If I’m going to be regularly using whatever it is I’m being taught, then I’d like a real world jargon-free example. Tie it back to something really general like laundry or grocery shopping or something that most people do at least semi-frequently. Also, if instructors want students to write clear, reusable, well documented code, then they should lead by example. Showing a quick and dirty function tossed off because it can be done in that few of characters doesn’t help me learn, again assumes that I have higher level knowledge of other languages that I can translate to this example, and promotes bad practice.

We had to learn it this way; this is just how you learn coding

“This is just how coding is taught.”

“You have to go get the foundations somewhere else”

“You’re getting more than I did, *I* had to start with the language documentation”

“You should have already __________ before you started this” (where blank is taken programming in high school or college; been exposed to this 9 other ways; read 5 books/take 3 in person classes; played more with computer code at age 12; given up all other hobbies)

If I had a dollar…

I disagree with the idea that this is how we should teach people and this is how coding should be learned. I’m trying to learn this now. The classes are being offered now, which suggests a desire for people to learn this in the present. While what is being presented may have been historically how one has learned things, that doesn’t make it the best way to go forward. Continuing to drum out potential coders by running them through this “how I had to do it” gauntlet does nothing to enhance the coding community. I fully expect to need to go bash around and break things, to read documentation and run into massive roadblocks when I get through the basics. But I look for these courses–labeled introduction–to give me some basics so I am confident to break things, to find out how to solve things, and to not penalize me for coming to this later in the game.

….

All of these factors are barriers to me wanting to continue to learn or continue with coding. And this doesn’t even touch on my concerns about when I get through the basics for a given language–trying to find a project, general trepidation about code being the thing most valued in OSS, specific trepidation about being female and seen as representative while I’m actively struggling to learn this. And honestly, I’ve found these online classes so frustrating that I’m hesitant to find a live course–because while I know that I can learn these things, I have this fear that I will fail and then it won’t be alone, where I can close the computer and walk away, but that it will be in front of people and then I’ll feel especially exposed.

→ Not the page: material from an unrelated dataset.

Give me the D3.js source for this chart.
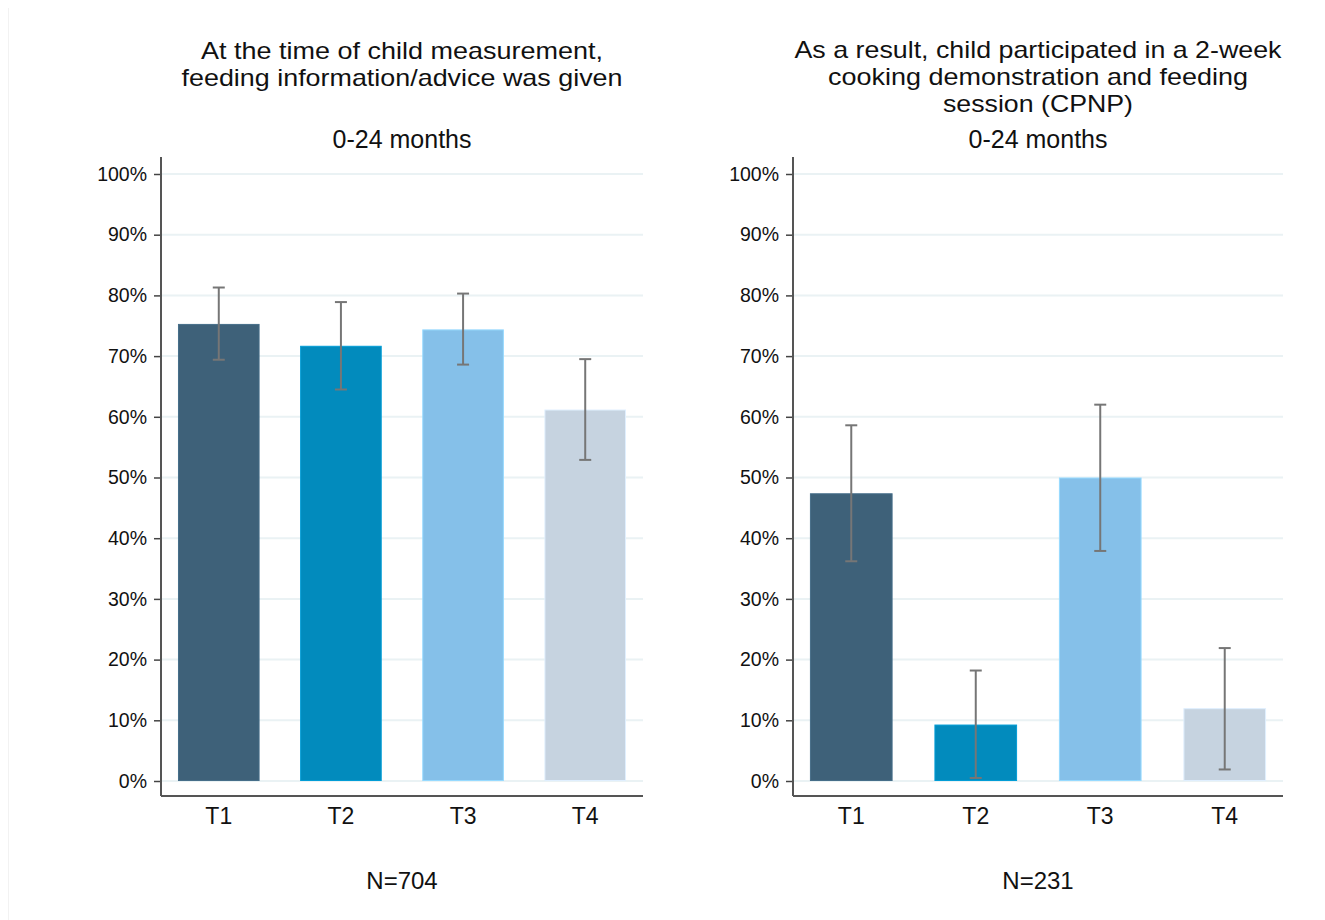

I will be giving extensive feedback to the instructor of the class I’m currently in but this isn’t the first, nor I expect the last, iteration, and it seems to be pretty much on autopilot except for the forums so I don’t expect much to change. I’m not the only one who has struggled in this class, I’ve spoken to at least 3 other people who have dropped out from frustration and these are all people with capacity and strong interest in learning and using this programming language.

I continue to look for better methods to learn so that I can contribute, so that I am confident in programming. And maybe then I’ll start teaching and you can tell me how while I’ve addressed these points, I’m missing five others.

*The only way I am getting through this course, and I have no shame in admitting it, is that despite also not knowing the language the Philosopher is willing to explain some of this stuff to me and help me dig my way through it. I know I would not have gotten this far without him. Maybe I should add “don’t assume I have a willing-to-explain-all-of-your-bad-examples coder in the house” to this list.

**I highly doubt I’m the only person like this.